# [Problem description]
Retype the opening lines of the data exactly, stopping after the line that contains "const yTicks = [0.1,0.2,0.3,0.4,0.5,0.6];". Skip every picture.

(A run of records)
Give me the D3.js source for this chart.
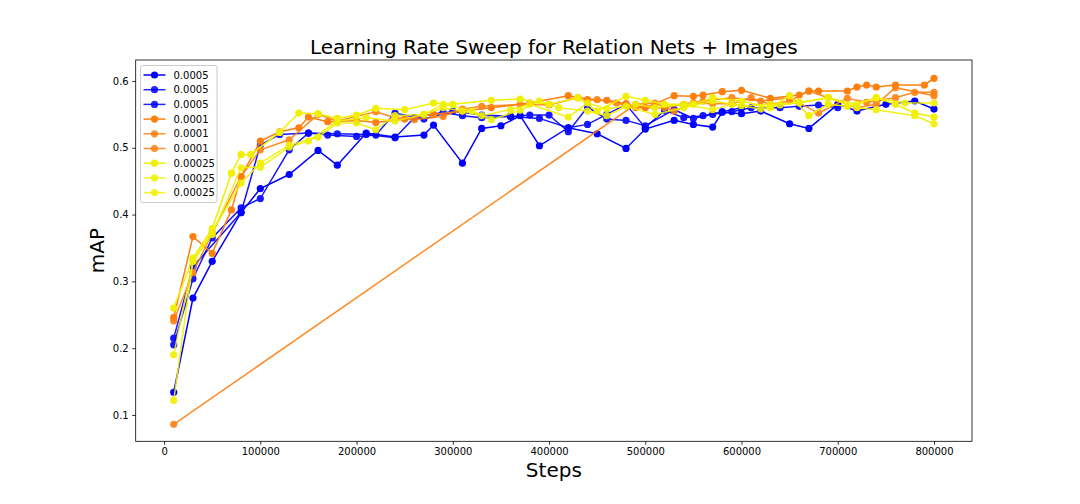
<!DOCTYPE html>
<html>
<head>
<meta charset="utf-8">
<script src="https://d3js.org/d3.v7.min.js"></script>
<style>
body{margin:0;background:#fff;}
svg{font-family:"DejaVu Sans",sans-serif;}
</style>
</head>
<body>
<script>
const width = 1080;
const height = 504;

// learning rates shown in the legend
const labels = ['0.0005','0.0005','0.0005','0.0001','0.0001','0.0001','0.00025','0.00025','0.00025'];
const colors = ['#0000ff','#0000ff','#0000ff','#ff7f0e','#ff7f0e','#ff7f0e','#f0f000','#f0f000','#f0f000'];

const xTicks = [0,100000,200000,300000,400000,500000,600000,700000,800000];
const yTicks = [0.1,0.2,0.3,0.4,0.5,0.6];

// steps in thousands, mAP per run
const stepsB1 = [10,30,50,80,100,130,160,180,210,240,270,280,310,330,350,370,390,420,450,480,500,530,550,570,580,600,620,650,670,700,720,750,780,800];
const mapB1   = [0.134,0.275,0.330,0.403,0.439,0.460,0.496,0.474,0.522,0.516,0.519,0.534,0.477,0.529,0.533,0.548,0.503,0.530,0.521,0.499,0.528,0.541,0.535,0.531,0.553,0.551,0.555,0.536,0.529,0.565,0.555,0.565,0.570,0.558];

const stepsB2 = [10,30,50,80,100,130,150,170,200,220,240,270,300,330,360,380,400,420,440,460,480,500,530,550,570,590,610,640,660,680,700];
const mapB2   = [0.205,0.304,0.365,0.410,0.424,0.497,0.522,0.519,0.517,0.519,0.552,0.543,0.555,0.549,0.547,0.549,0.549,0.524,0.561,0.543,0.541,0.533,0.557,0.544,0.550,0.554,0.560,0.560,0.562,0.564,0.560];

const stepsB3 = [10,30,80,100,120,150,180,210,240,260,290,310,330,360,390,420,440,460,480,500,520,540,560,580,600];
const mapB3   = [0.215,0.322,0.403,0.504,0.520,0.522,0.521,0.520,0.515,0.545,0.553,0.548,0.545,0.547,0.544,0.530,0.535,0.550,0.565,0.530,0.556,0.545,0.548,0.554,0.560];

const stepsO1 = [10,30,50,70,80,100,120,140,150,170,200,220,250,280,310,340,380,420,440,460,480,500,530,550,560,580,600,630,660,670,680,710,720,730,740,760,790,800];
const mapO1   = [0.246,0.367,0.342,0.407,0.457,0.510,0.524,0.530,0.546,0.539,0.541,0.538,0.543,0.550,0.555,0.560,0.567,0.578,0.572,0.571,0.566,0.560,0.578,0.577,0.579,0.584,0.586,0.574,0.579,0.585,0.585,0.585,0.591,0.594,0.591,0.594,0.594,0.604];

const stepsO2 = [10,30,50,80,100,130,160,180,220,240,260,290,310,330,370,400,430,450,470,490,520,540,560,590,620,650,680,710,730,760,780,800];
const mapO2   = [0.241,0.313,0.372,0.457,0.497,0.512,0.550,0.540,0.554,0.545,0.542,0.547,0.558,0.562,0.565,0.564,0.575,0.572,0.567,0.560,0.560,0.565,0.570,0.575,0.570,0.575,0.552,0.574,0.568,0.575,0.583,0.583];

const stepsO3 = [10,490,510,530,550,570,590,610,630,650,670,690,720,740,760,800];
const mapO3   = [0.086,0.565,0.567,0.555,0.567,0.566,0.566,0.575,0.565,0.570,0.585,0.575,0.560,0.565,0.590,0.578];

const stepsY1 = [10,30,50,70,80,90,120,140,160,180,200,220,250,280,300,340,370,400,430,450,480,500,520,550,570,600,630,650,670,690,710,740,760,780,800];
const mapY1   = [0.260,0.335,0.379,0.462,0.490,0.490,0.523,0.552,0.551,0.544,0.549,0.559,0.557,0.567,0.565,0.571,0.573,0.565,0.575,0.555,0.577,0.571,0.565,0.565,0.575,0.570,0.560,0.578,0.548,0.565,0.562,0.575,0.565,0.552,0.546];

const stepsY2 = [10,30,50,80,100,130,160,180,200,220,240,270,290,310,330,360,380,420,440,460,490,510,540,570,590,620,640,660,690,720,740,780,800];
const mapY2   = [0.190,0.330,0.375,0.447,0.477,0.504,0.516,0.537,0.537,0.527,0.548,0.550,0.560,0.555,0.548,0.557,0.565,0.546,0.567,0.558,0.565,0.560,0.565,0.557,0.565,0.558,0.564,0.568,0.575,0.560,0.557,0.548,0.536];

const stepsY3 = [10,30,50,80,100,130,150,180,210,240,270,290,320,340,370,390,410,440,460,480,510,540,570,600,630,660,690,720,740,770,800];
const mapY3   = [0.122,0.330,0.370,0.470,0.471,0.501,0.510,0.540,0.545,0.540,0.550,0.565,0.555,0.542,0.556,0.570,0.560,0.555,0.548,0.562,0.550,0.560,0.570,0.563,0.565,0.567,0.575,0.565,0.575,0.567,0.567];

const runSteps = [stepsB1,stepsB2,stepsB3,stepsO1,stepsO2,stepsO3,stepsY1,stepsY2,stepsY3];
const runMaps  = [mapB1,mapB2,mapB3,mapO1,mapO2,mapO3,mapY1,mapY2,mapY3];

const runs = runSteps.map((s,i)=>s.map((st,j)=>({step:st*1000, map:runMaps[i][j]})));

const pLeft = 135.7, pRight = 972, pTop = 60, pBottom = 441.3;

const x = d3.scaleLinear().domain([-29500, 839500]).range([pLeft, pRight]);
const y = d3.scaleLinear().domain([0.0606, 0.6314]).range([pBottom, pTop]);

const svg = d3.select('body').append('svg')
    .attr('width', width)
    .attr('height', height);

const line = d3.line()
    .x(d=>x(d.step))
    .y(d=>y(d.map));

const plot = svg.append('g');

runs.forEach((run,i)=>{
    const g = plot.append('g').attr('opacity', i%3===0 ? 1 : 0.9);
    g.append('path')
        .datum(run)
        .attr('d', line)
        .attr('fill','none')
        .attr('stroke', colors[i])
        .attr('stroke-width', 1.5);
    g.selectAll('circle')
        .data(run)
        .enter()
        .append('circle')
            .attr('cx', d=>x(d.step))
            .attr('cy', d=>y(d.map))
            .attr('r', 3.6)
            .attr('fill', colors[i]);
});

// axes
const xAxis = svg.append('g')
    .attr('transform', `translate(0,${pBottom})`)
    .call(d3.axisBottom(x).tickValues(xTicks).tickFormat(d3.format('d')).tickSize(3.5).tickPadding(3.5));
const yAxis = svg.append('g')
    .attr('transform', `translate(${pLeft},0)`)
    .call(d3.axisLeft(y).tickValues(yTicks).tickFormat(d3.format('.1f')).tickSize(3.5).tickPadding(3.5));

[xAxis, yAxis].forEach(a=>{
    a.select('.domain').remove();
    a.selectAll('text').attr('font-size', 10).attr('fill','#000').attr('font-family','"DejaVu Sans",sans-serif');
    a.selectAll('line').attr('stroke','#000').attr('stroke-width',0.8);
});

// frame
svg.append('rect')
    .attr('x', pLeft).attr('y', pTop)
    .attr('width', pRight-pLeft).attr('height', pBottom-pTop)
    .attr('fill','none').attr('stroke','#000').attr('stroke-width',0.8);

// titles
svg.append('text')
    .attr('x', (pLeft+pRight)/2).attr('y', 54)
    .attr('text-anchor','middle')
    .attr('font-size', 20)
    .text('Learning Rate Sweep for Relation Nets + Images');

svg.append('text')
    .attr('x', (pLeft+pRight)/2).attr('y', 477)
    .attr('text-anchor','middle')
    .attr('font-size', 20)
    .text('Steps');

svg.append('text')
    .attr('transform', `translate(104,${(pTop+pBottom)/2}) rotate(-90)`)
    .attr('text-anchor','middle')
    .attr('font-size', 20)
    .text('mAP');

// legend
const legend = svg.append('g').attr('transform','translate(140.5,65.5)');
legend.append('rect')
    .attr('width', 76.5).attr('height', 137)
    .attr('rx', 2)
    .attr('fill','#fff').attr('fill-opacity',0.8)
    .attr('stroke','#ccc').attr('stroke-width',1);

const rows = legend.selectAll('g.row')
    .data(labels)
    .enter()
    .append('g')
        .attr('class','row')
        .attr('transform',(d,i)=>`translate(0,${9.5 + i*14.7})`);
rows.append('line')
    .attr('x1', 3).attr('x2', 25)
    .attr('stroke',(d,i)=>colors[i])
    .attr('stroke-opacity',(d,i)=>i%3===0 ? 1 : 0.85)
    .attr('stroke-width',1.5);
rows.append('circle')
    .attr('cx', 14).attr('r', 3.6)
    .attr('fill',(d,i)=>colors[i])
    .attr('fill-opacity',(d,i)=>i%3===0 ? 1 : 0.85);
rows.append('text')
    .attr('x', 33).attr('y', 3.6)
    .attr('font-size', 10)
    .text(d=>d);
</script>
</body>
</html>
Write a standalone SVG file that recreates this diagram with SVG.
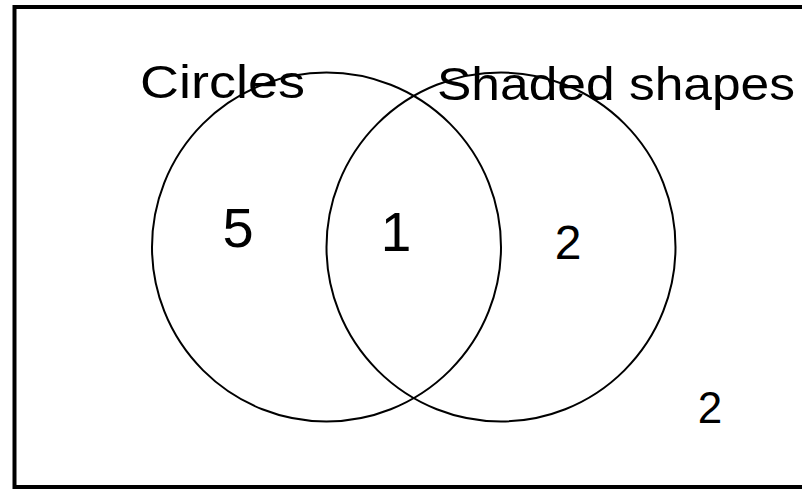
<svg xmlns="http://www.w3.org/2000/svg" width="802" height="489" viewBox="0 0 802 489">
  <style>
    .frame { fill: none; stroke: #000; stroke-width: 4; }
    .set { fill: none; stroke: #000; stroke-width: 2; }
    .lbl { font-family: "Liberation Sans", Arial, sans-serif; fill: #000; }
    .title { font-size: 47px; }
    .num { text-anchor: middle; }
  </style>
  <rect width="802" height="489" fill="#fff"/>
  <g id="frame">
    <path class="frame" d="M802,7 H14.5 V487 H802"/>
  </g>
  <g id="set-circles">
    <circle class="set" cx="326.5" cy="247" r="174.5"/>
    <text class="lbl title" x="140" y="98" textLength="165" lengthAdjust="spacingAndGlyphs">Circles</text>
  </g>
  <g id="set-shaded">
    <circle class="set" cx="501" cy="247" r="174.5"/>
    <text class="lbl title" x="437" y="100" textLength="358" lengthAdjust="spacingAndGlyphs">Shaded shapes</text>
  </g>
  <g id="region-circles-only">
    <text class="lbl num" x="238" y="247" font-size="56">5</text>
  </g>
  <g id="region-both">
    <text class="lbl num" x="396" y="251" font-size="55">1</text>
  </g>
  <g id="region-shaded-only">
    <text class="lbl num" x="568" y="259" font-size="48">2</text>
  </g>
  <g id="region-neither">
    <text class="lbl num" x="710" y="423" font-size="44">2</text>
  </g>
  <g id="connectors"></g>
</svg>
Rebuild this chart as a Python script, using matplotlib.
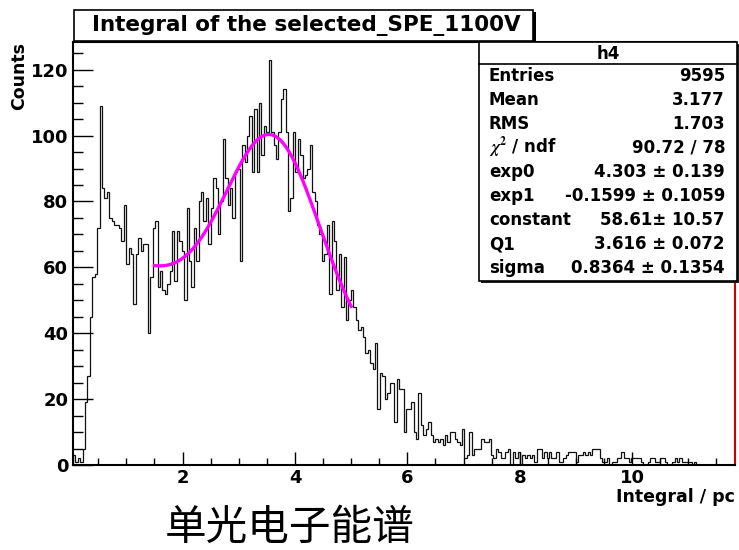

# [Exercise answer]
Give me the D3.js source for this chart.
<!DOCTYPE html>
<html>
<head>
<meta charset="utf-8">
<script src="https://d3js.org/d3.v7.min.js"></script>
<style>
body{margin:0;background:#fff;}
svg{font-family:"DejaVu Sans",sans-serif;}
</style>
</head>
<body>
<script>
const width = 1080;
const height = 504;

// learning rates shown in the legend
const labels = ['0.0005','0.0005','0.0005','0.0001','0.0001','0.0001','0.00025','0.00025','0.00025'];
const colors = ['#0000ff','#0000ff','#0000ff','#ff7f0e','#ff7f0e','#ff7f0e','#f0f000','#f0f000','#f0f000'];

const xTicks = [0,100000,200000,300000,400000,500000,600000,700000,800000];
const yTicks = [0.1,0.2,0.3,0.4,0.5,0.6];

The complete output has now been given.